Beyond the Big Three: Novak Djokovic sets sights on Serena Williams
Share this article:
MELBOURNE - Not content with challenging Roger Federer and Rafael Nadal for the men's Grand Slams record, Novak Djokovic has Serena Williams and Margaret Court in his sights after claiming an astonishing ninth Australian Open title.
The world number one's bold statement followed Sunday's final, when he ended a turbulent tournament marked by a muscle injury and media attacks by humbling an in-form Daniil Medvedev.
Djokovic's 18th major crown placed him within striking distance of the men's record of 20, jointly held by Nadal, who lost in the quarter-finals, and Federer, who was absent through injury.
But the Serb also raised the prospect of a bigger goal: reaching the 23 held by Williams, and even the 24 won by Court straddling the amateur and Open era.
"Getting closer to maybe Roger's, Rafa's record, Serena, Margaret," said Djokovic, when asked about his goals and schedule for this year.
"Everyone has their own journey and their own way of making history.
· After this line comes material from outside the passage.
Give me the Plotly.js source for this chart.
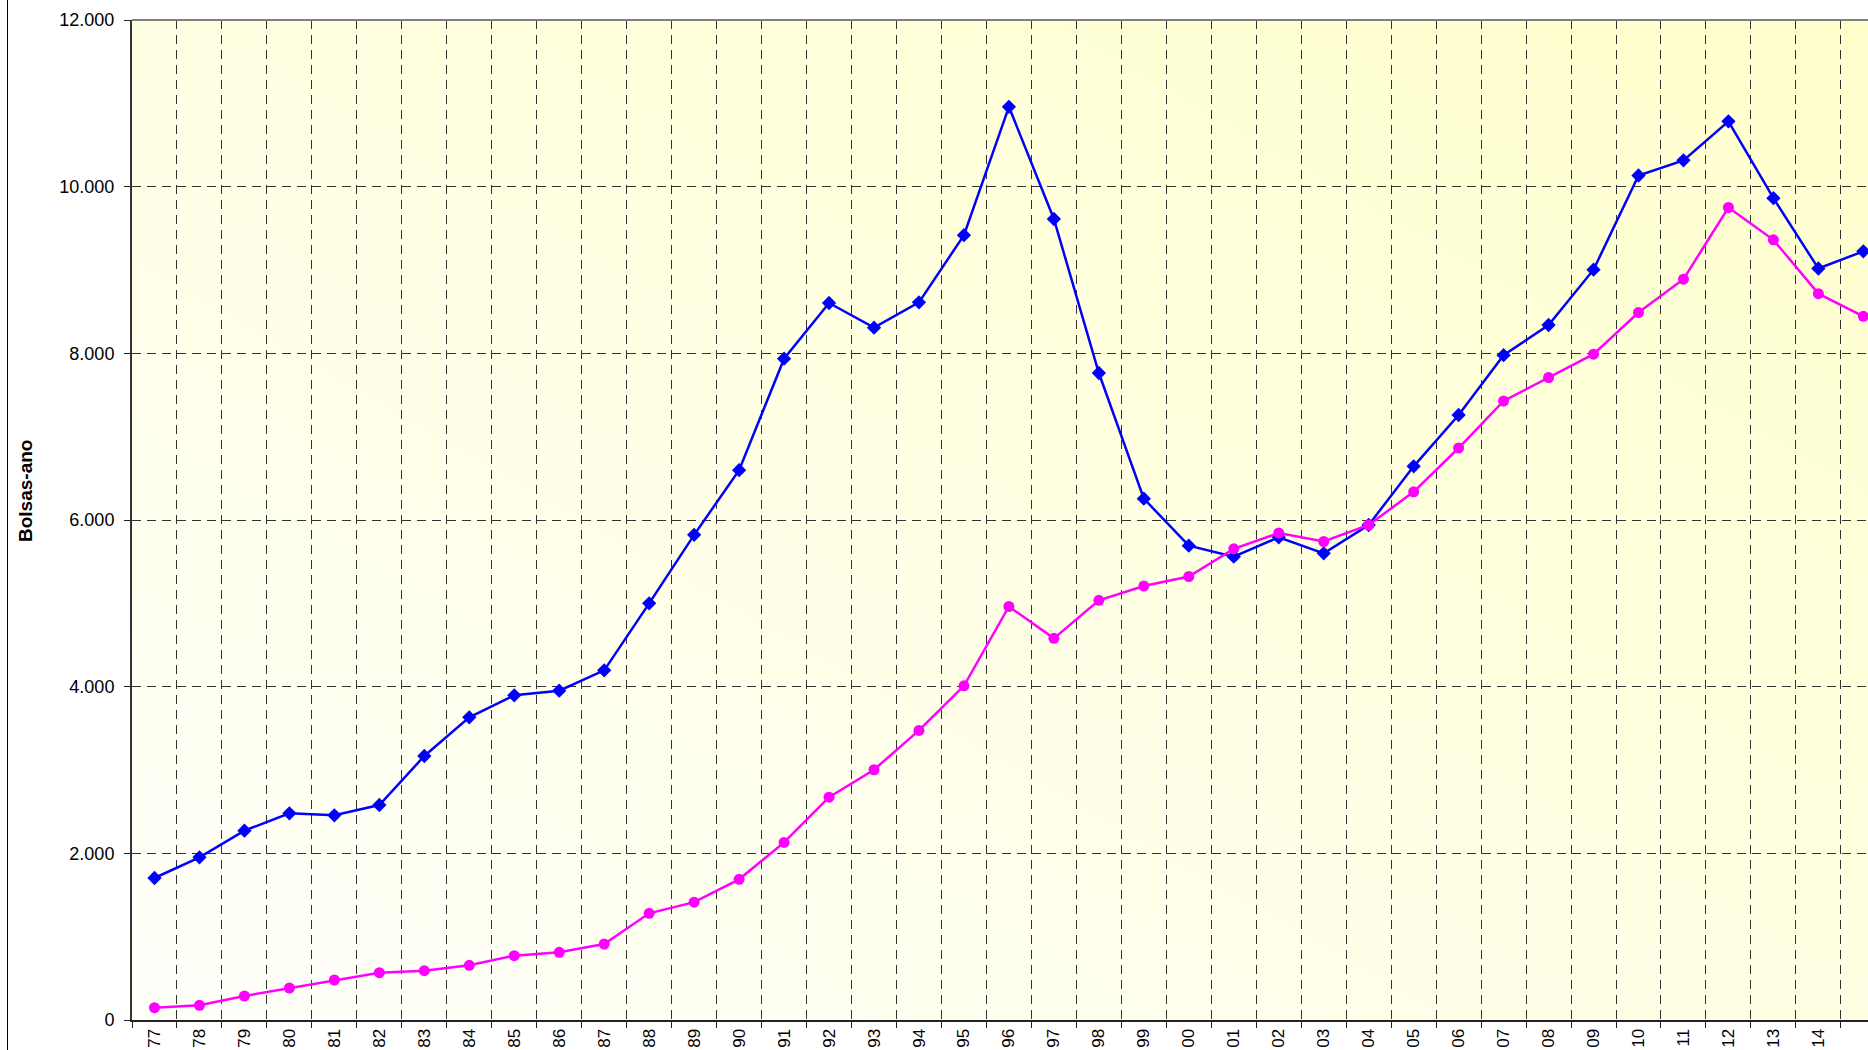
<!DOCTYPE html>
<html>
<head>
<meta charset="utf-8">
<script src="https://cdn.plot.ly/plotly-3.0.1.min.js"></script>
<style>
  html, body { margin: 0; padding: 0; background: #ffffff; overflow: hidden; }
  #wrap { position: relative; width: 1868px; height: 1050px; }
  #bg { position: absolute; left: 132px; top: 20px; width: 1736px; height: 1000px;
        background: linear-gradient(to top right, #fffffb 0%, #ffffe6 45%, #ffffcc 100%); z-index: 0; }
  #chart { position: absolute; left: 0; top: 0; width: 1868px; height: 1050px; z-index: 1; }
</style>
</head>
<body>
<div id="wrap">
  <div id="bg"></div>
  <div id="chart"></div>
</div>
<script>
// Year labels (category axis)
const years = ["77","78","79","80","81","82","83","84","85","86","87","88","89","90",
  "91","92","93","94","95","96","97","98","99","00","01","02","03","04","05","06",
  "07","08","09","10","11","12","13","14","15"];

// Tick labels visible in the picture (the last year's label falls outside it)
const tickLabels = years.slice(0, years.length - 1);

// Blue series (diamonds)
const seriesBlue = [1704,1952,2272,2480,2456,2580,3168,3632,3896,3952,4196,5000,5822,6598,
  7936,8604,8308,8612,9418,10958,9612,7764,6256,5692,5560,5792,5600,5940,6644,7260,
  7978,8340,9004,10134,10316,10784,9862,9018,9224];

// Magenta series (circles)
const seriesMagenta = [148,176,288,384,480,568,592,656,772,812,912,1280,1414,1688,
  2131,2674,3003,3475,4010,4962,4580,5036,5208,5322,5654,5844,5742,5940,6338,6864,
  7428,7710,7990,8490,8890,9750,9362,8716,8444];

const yTicks = [0,2000,4000,6000,8000,10000,12000];
const yTitle = "Bolsas-ano";

const traces = [
  {
    x: years, y: seriesBlue, type: "scatter", mode: "lines+markers",
    line: {color: "#0000ff", width: 2.5},
    marker: {symbol: "diamond", size: 11, color: "#0000ff"},
    cliponaxis: false, showlegend: false
  },
  {
    x: years, y: seriesMagenta, type: "scatter", mode: "lines+markers",
    line: {color: "#ff00ff", width: 2.5},
    marker: {symbol: "circle", size: 11, color: "#ff00ff"},
    cliponaxis: false, showlegend: false
  }
];

const plotW = 1868 - 132;
const layout = {
  width: 1868, height: 1050,
  margin: {l: 132, r: 0, t: 20, b: 30},
  paper_bgcolor: "rgba(0,0,0,0)",
  plot_bgcolor: "rgba(0,0,0,0)",
  separators: ",.",
  font: {family: "Liberation Sans, Arial, Helvetica, sans-serif", color: "#000", size: 18},
  xaxis: {
    type: "category",
    range: [-0.5, -0.5 + plotW / 44.97],
    tickson: "boundaries",
    tickmode: "array", tickvals: tickLabels, ticktext: tickLabels,
    ticks: "outside", ticklen: 6, tickwidth: 1, tickcolor: "#222",
    tickangle: -90,
    tickfont: {size: 17, color: "#000"},
    showgrid: true, gridcolor: "#333", gridwidth: 1, griddash: "9px,6px",
    showline: true, linecolor: "#222", linewidth: 2,
    zeroline: false, fixedrange: true
  },
  yaxis: {
    range: [0, 12000],
    tickvals: yTicks,
    tickformat: ",d",
    ticks: "outside", ticklen: 6, tickwidth: 1, tickcolor: "#222",
    ticklabelstandoff: 6,
    tickfont: {size: 18, color: "#000"},
    showgrid: true, gridcolor: "#333", gridwidth: 1, griddash: "9px,6px",
    showline: true, linecolor: "#333", linewidth: 2,
    zeroline: false, fixedrange: true
  },
  shapes: [
    {type: "line", xref: "paper", yref: "paper", x0: 0, x1: 1, y0: 1, y1: 1,
     line: {color: "#808080", width: 2}},
    {type: "line", xref: "paper", yref: "paper",
     x0: (7.5 - 132) / plotW, x1: (7.5 - 132) / plotW, y0: -0.03, y1: 1.02,
     line: {color: "#000", width: 1}}
  ],
  annotations: [
    {text: "<b>" + yTitle + "</b>", xref: "paper", yref: "paper",
     x: (25 - 132) / plotW, y: (1020 - 491) / 1000, textangle: -90,
     showarrow: false, font: {size: 19, color: "#000"}, xanchor: "center", yanchor: "middle"}
  ]
};

Plotly.newPlot("chart", traces, layout, {staticPlot: true, displayModeBar: false});
</script>
</body>
</html>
They've made history already. They made a tremendous mark in our sport.
"I think about winning more Slams and breaking records, of course. And most of my attention and my energy from this day forward, until I retire from tennis, is going to be directed in majors, trying to win more major trophies."
Djokovic, 33, said he would play a slimmed-down schedule focusing on the majors, rather than the rankings, now he's guaranteed to surpass Federer's record of 310 weeks as world number one on March 8.
'Three knights of tennis'
His triumph follows a difficult tournament, after he suffered a muscle tear in the third round and was criticised for requesting better conditions for players during quarantine.
"It hurts," he said of the criticism. "I'm a human being. I have emotions."
The Serb's 7-5, 6-2, 6-2 win over the 25-year-old Medvedev, who was on a 20-match winning streak, was also a sobering moment for the younger players hoping to dislodge the 'Big Three'.
"The three knights of tennis," Djokovic smiled.
"Roger and Rafa inspire me," he added. "I think as long as they go, I'll go. In a way it's like a race who plays tennis more and who wins more.
"It's a competition between us in all areas. But I think that's the very reason why we are who we are, because we do drive each other, we motivate each other, we push each other to the limit."
Djokovic's coach Goran Ivanisevic said the Big Three were producing "better and better tennis" and also noted that Court's record was on the horizon.
"I don't know where is the end. Maybe they're going to overtake Margaret Court and Serena, maybe not," he said.
"But it's amazing what they doing on the court. It's amazing how they perform in the big matches."
And Djokovic, dubbed the "king of Melbourne" by Medvedev, had a warning for the generation coming up behind the Big Three.
"Roger, Rafa, myself are still there for a reason," he said. "We don't want to hand it to them and we don't want to allow them to win Slams.
"I think that's something that is very clear. Whether you communicate that message or not, we are definitely sending that vibe out there."